Pour sa part, le parti de Ghannouchi reste, certes, la première formation au Parlement, mais son poids n’excède guère les 20%, cependant que l’élection du chef islamiste au perchoir n’est due qu’à un arrangement avec Qalb Tounes. Ce Qalb Tounes qu’ennahdha, désespérément, voulait inclure dans la ceinture gouvernementale butant sur le refus obstiné de Fakhfakh, en d’autres termes sur le refus obstiné de Saïed. Il y a donc de la vengeance en l’air et Nabil Karoui, victime d’un injuste ostracisme, vient de déclarer à la radio que ce gouvernement fera l’objet d’une motion de censure. Et, là, c’est Kaïs Saïed qui sortira du jeu, même s’il lui restera une arme : il peut refuser de parapher le gouvernement qui en découlerait. Scénario catastrophe encore.
Et alors tout, maintenant, dépendra de la manière dont Elyès Fakhfakh gèrera les métabolismes respectifs de ces deux hommes. Kaïs Saïed l’a assuré qu’il ne sera pas son premier ministre.
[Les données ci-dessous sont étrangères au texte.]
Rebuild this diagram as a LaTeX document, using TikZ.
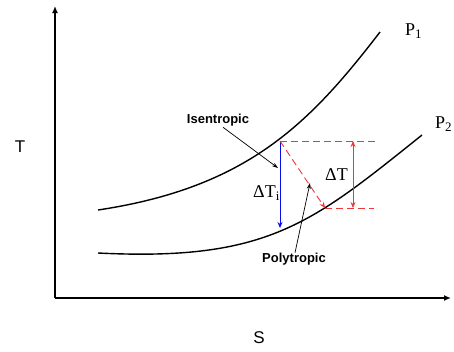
\documentclass[tikz,border=0pt]{standalone}
\usepackage{fontspec}
\setmainfont{Liberation Serif}
\setsansfont{Liberation Sans}
\usetikzlibrary{arrows.meta, positioning}
\definecolor{lightred}{RGB}{238,56,56}
\definecolor{isoblue}{RGB}{10,10,235}

\newcommand{\sub}[1]{\raisebox{-0.4ex}{\fontsize{13}{13}\selectfont #1}}

\begin{document}
\begin{tikzpicture}[
        x=1pt, y=-1pt,
        axis/.style={line width=1.8pt, -{Latex[length=7pt,width=6pt]}},
        isobar/.style={line width=1.4pt},
        drop/.style={isoblue, line width=0.9pt, -{Stealth[length=6pt,width=5pt]}},
        actual/.style={lightred, line width=0.9pt, dash pattern=on 7pt off 4pt, -{Stealth[length=6pt,width=5pt]}},
        guide/.style={lightred, line width=0.7pt, dash pattern=on 7pt off 4pt},
        span/.style={lightred, line width=0.9pt, {Stealth[length=6pt,width=5pt]}-{Stealth[length=6pt,width=5pt]}},
        note/.style={line width=0.7pt, -{Stealth[length=6pt,width=4pt]}},
        axislabel/.style={font=\sffamily\fontsize{17}{17}\selectfont, inner sep=0pt},
        tag/.style={font=\sffamily\bfseries\fontsize{13}{13}\selectfont, inner sep=0pt},
        curvelabel/.style={font=\fontsize{18}{18}\selectfont, inner sep=0pt, anchor=base west}
    ]
        \useasboundingbox (0,0) rectangle (454,351);

        % axes
        \coordinate (origin) at (55,298);
        \coordinate (ytop) at (55,6);
        \coordinate (xend) at (451,298);
        \draw[axis] (origin) -- (ytop);
        \draw[axis] (origin) -- (xend);
        \node[axislabel] (tlabel) at (20,147) {T};
        \node[axislabel] (slabel) at (259,338) {S};

        % isobars
        \draw[isobar] (98,210) .. controls (248,187.5) and (310,123) .. (380,32);
        \draw[isobar] (98,253) .. controls (268,261.5) and (312,223) .. (422,135);
        \node[curvelabel] (pone) at (405,35) {P\sub{1}};
        \node[curvelabel] (ptwo) at (435,128) {P\sub{2}};

        % expansion points
        \coordinate (inlet) at (280,141);
        \coordinate (isenout) at (280,228);
        \coordinate (polyout) at (325,208);
        \coordinate (guidetop) at (378,141);
        \coordinate (guidebot) at (374,208);
        \coordinate (spantop) at (353,141);
        \coordinate (spanbot) at (353,208);

        \draw[guide] (inlet) -- (guidetop);
        \draw[guide] (polyout) -- (guidebot);
        \draw[drop] (inlet) -- (isenout);
        \draw[actual] (inlet) -- (polyout);
        \draw[span] (spantop) -- (spanbot);

        \node[curvelabel] (dti) at (253,197) {ΔT\sub{i}};
        \node[curvelabel] (dt) at (325,180) {ΔT};

        % pointers
        \node[tag] (isen) at (218,120) {Isentropic};
        \node[tag] (poly) at (294,259) {Polytropic};
        \coordinate (isenhit) at (278,168);
        \coordinate (polyhit) at (310,183);
        \draw[note] ([xshift=5pt,yshift=-1pt]isen.south) -- (isenhit);
        \draw[note] ([xshift=1pt]poly.north) -- (polyhit);
    \end{tikzpicture}
\end{document}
Et qu’il n’interfèrera pas dans le travail gouvernemental. Mais en tant que Président, il a d’autres atouts et pas des moindres. Rached Ghannouchi, lui, ne manquera pas de manoeuvrer à travers ses ministres et dans les « chambres noires » du Parlement. Croyant, lui aussi, en son Karma, il attendra son heure.
Comment se démènera Elyès Fakhfakh au beau milieu de ces sables qui bougent ? L’ennui, c’est que ces tiraillements entre Carthage et le Bardo, risquent de lui faire perdre la boussole de la Kasbah.